The next factor is the issue of team-work. In an assembly-line it’s impossible to have one person finish work early while the rest keep working, so the limit will be based on the worker who can handle the least hours. Determining which individuals will work more slowly when they work longer hours is possible (but it would be illegal to refuse to hire such people in many jurisdictions) and determining which individuals might be more likely to cause industrial accidents may be impossible. So it seems to me that the potential for each employee to work their optimal hours is much greater in the computer industry than in most sectors. I have heard a single anecdote of an employee who determined that their best efficiency came from 5 hours work a day and arranged with their manager to work 25 hours a week, apart from that I have not heard any reports of anyone trying to tailor the working hours to the worker.

Some obvious differences in capacity for working long hours without losing productivity seem related to age and general health, obligations outside work (EG looking after children or sick relatives), and enjoyment of work (the greater the amount of work time that can be regarded as “fun” the less requirement there would be for recreation time outside work). It seems likely to me that parts of the computer industry that are closely related to free software development could have longer hours worked due to the overlap between recreation and paid work.

If the amount of time spent working was to vary according to the capacity of each worker then the company structures for management and pay would need to change. Probably the first step towards this would be to try to pay employees according to the amount of work that they do, one problem with this is the fact that managers are traditionally considered to be superior to workers and therefore inherently worthy of more pay. As long as the pay of engineers is restricted to less than the pay of middle-managers the range between the lowest and highest salaries among programmers is going to be a factor of at most five or six, while the productivity difference between the least and most skilled programmers will be a factor of 20 for some boring work and more than 10,000 for more challenging work (assuming that the junior programmer can even understand the task). I don’t expect that a skillful programmer will get a salary of $10,000,000 any time soon (even though it would be a bargain compared to the number of junior programmers needed to do the same work), but a salary in excess of $250,000 would be reasonable.

If pay was based on the quality and quantity of work done (which as the article mentions is difficult to assess) then workers would have an incentive to do what is necessary to improve their work – and with some guidance from HR could adjust their working hours accordingly.
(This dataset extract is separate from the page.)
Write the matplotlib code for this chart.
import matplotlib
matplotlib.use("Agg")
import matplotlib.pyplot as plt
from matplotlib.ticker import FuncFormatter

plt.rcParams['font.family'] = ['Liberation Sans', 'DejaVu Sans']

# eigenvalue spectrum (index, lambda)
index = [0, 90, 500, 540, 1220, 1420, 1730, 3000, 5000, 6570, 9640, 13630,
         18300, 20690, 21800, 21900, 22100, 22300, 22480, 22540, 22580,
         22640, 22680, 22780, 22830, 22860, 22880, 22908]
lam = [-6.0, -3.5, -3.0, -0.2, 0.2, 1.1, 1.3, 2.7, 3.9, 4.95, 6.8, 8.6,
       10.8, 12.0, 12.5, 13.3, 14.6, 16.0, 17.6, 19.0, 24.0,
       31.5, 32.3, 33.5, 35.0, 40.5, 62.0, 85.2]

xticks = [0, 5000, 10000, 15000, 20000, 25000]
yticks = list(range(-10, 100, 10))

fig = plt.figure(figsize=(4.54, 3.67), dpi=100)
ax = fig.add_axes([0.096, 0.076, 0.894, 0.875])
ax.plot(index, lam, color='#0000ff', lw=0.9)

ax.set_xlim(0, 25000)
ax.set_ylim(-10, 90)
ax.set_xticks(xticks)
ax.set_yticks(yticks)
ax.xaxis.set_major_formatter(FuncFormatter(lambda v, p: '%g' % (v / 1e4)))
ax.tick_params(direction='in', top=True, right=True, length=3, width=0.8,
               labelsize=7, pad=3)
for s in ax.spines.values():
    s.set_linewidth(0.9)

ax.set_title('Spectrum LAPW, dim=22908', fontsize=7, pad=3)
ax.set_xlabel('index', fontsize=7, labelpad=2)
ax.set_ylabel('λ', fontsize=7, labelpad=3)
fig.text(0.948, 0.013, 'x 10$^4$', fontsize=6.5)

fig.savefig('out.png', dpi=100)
Another factor that needs to be considered is that ideally the number of working hours would vary according to the life situation of the worker. Having a child probably decreases the work capacity for the next 8 years or so.

These are just some ideas, please read the article for the background research. I’m going to bed now. ;)
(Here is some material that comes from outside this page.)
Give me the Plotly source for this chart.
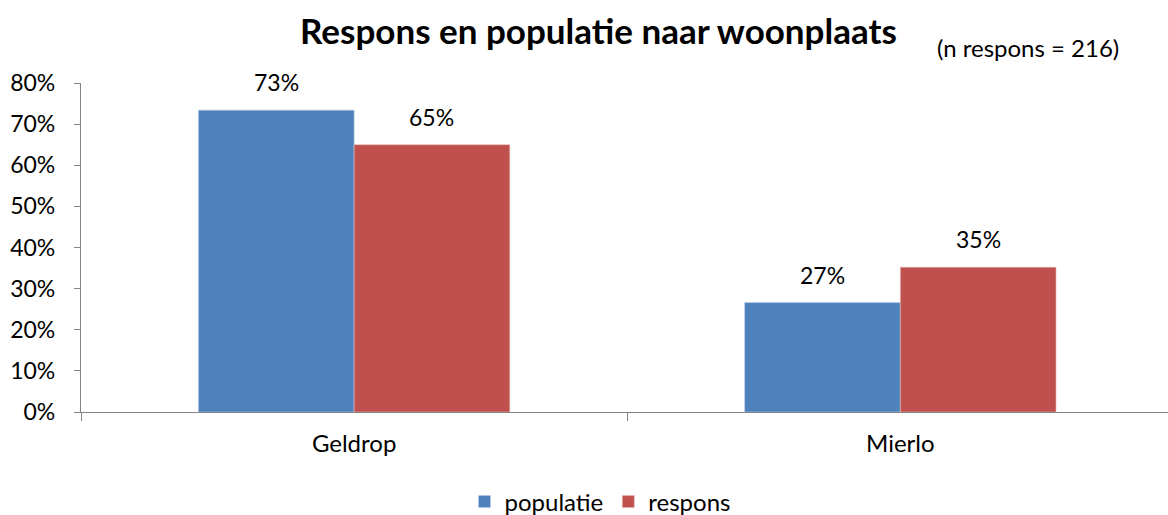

5 comments to Increasing Efficiency through Less Work

  • Peter Moulder

    Re “superior to workers and therefore inherently worthy of more pay”, I assume rather that the assumption is that offering a higher salary results in hiring/retaining better managers, “better” in the sense of increasing the overall productivity of his/her team by more than the cost of the higher salary.

  • etbe

    Peter: When a manager decides that they will never pay one of their employees a higher rate than they receive they are making the decision about worth themself. It’s often the case that managers can be easily found (and often have no specific skills) while the people doing the work are difficult to find.

    The entire contention of the article I cited is that demanding more than 40 hours work a week is bad for business and therefore a sign of bad management – but it’s a standard practice which indicates that bad management is the standard!

  • I believe much of the difficulty in assessing pay on the quantity and quality of work done stems from as much a cultural viewpoint as any other factor. Even though many jobs, such as programming, are considered professional salaried positions, the model for pay is still firmly rooted in an hourly pay model. This is why workers are expected to work 40, or more hours, whether that many hours are actually required by the worker to actually do the job. It’s what so many managers have been taught that to go outside this norm is going outside their comfort levels.

    The only way to get away from this, and pay people based on their true work ability and not their abilty to play politics or appear busier than they actually are, is to go back to a craftsman style work model where pay is based on what you produce. While this may not work in all cases, as you have stated, in today’s computer centered wrok environment it can work in more areas than we are certainly allowing.

    I also agree with your response regarding managers. They are too often impediments to efficiency as their primary role seems to be self preservation and self advancement.

  • etbe

    David: You make some good points. The issue of basing pay on a craftsman model seems unlikely to work for any significant portion of the industry though. Many programmers don’t “produce” things. For example there’s often one person in a development team who does half the debugging for the entire team, by some metrics (which seem likely to be used by managers) they would be under-performing, but the truth is that they are the most skillful programmer and they do the debugging because no-one else can!

    Self-preservation and self-advancement are not necessarily bad things. The problem is the management structure which puts them against the best interests of the company.

  • I would argue the debugging the skillful programmer is completing is a form of production. While we usually think of craftsman making or producing new items, services rendered are also valued and measurable. For example, the tinsmith was a craftsman who spent much if his time fixing existing pots and kettles, not producing new ones. In current times (as in the past) you pay a doctor based on services rendered, not the time spent in their office. Imagine if you paid a doctor by the hour.

    It would seem to me that the skillful programmer would benefit most from a craftsman model of pay as their superior skill at debugging is apparently undervalued in the current metrics based model. I think one reason for this may lie in the relatively recent overuse of the sports-derived buzzwords “team” or “teamwork.” In this meaning being a part of the team would seem to imply some egalitarian model by which everyone pulls equal weight for similar pay, i.e. no one is a star. But the truth is that in sports, some players are paid more than others for their superior ability to produce winning scores, or spend less time on the field for similar reasons. I think we should apply this same reality to business.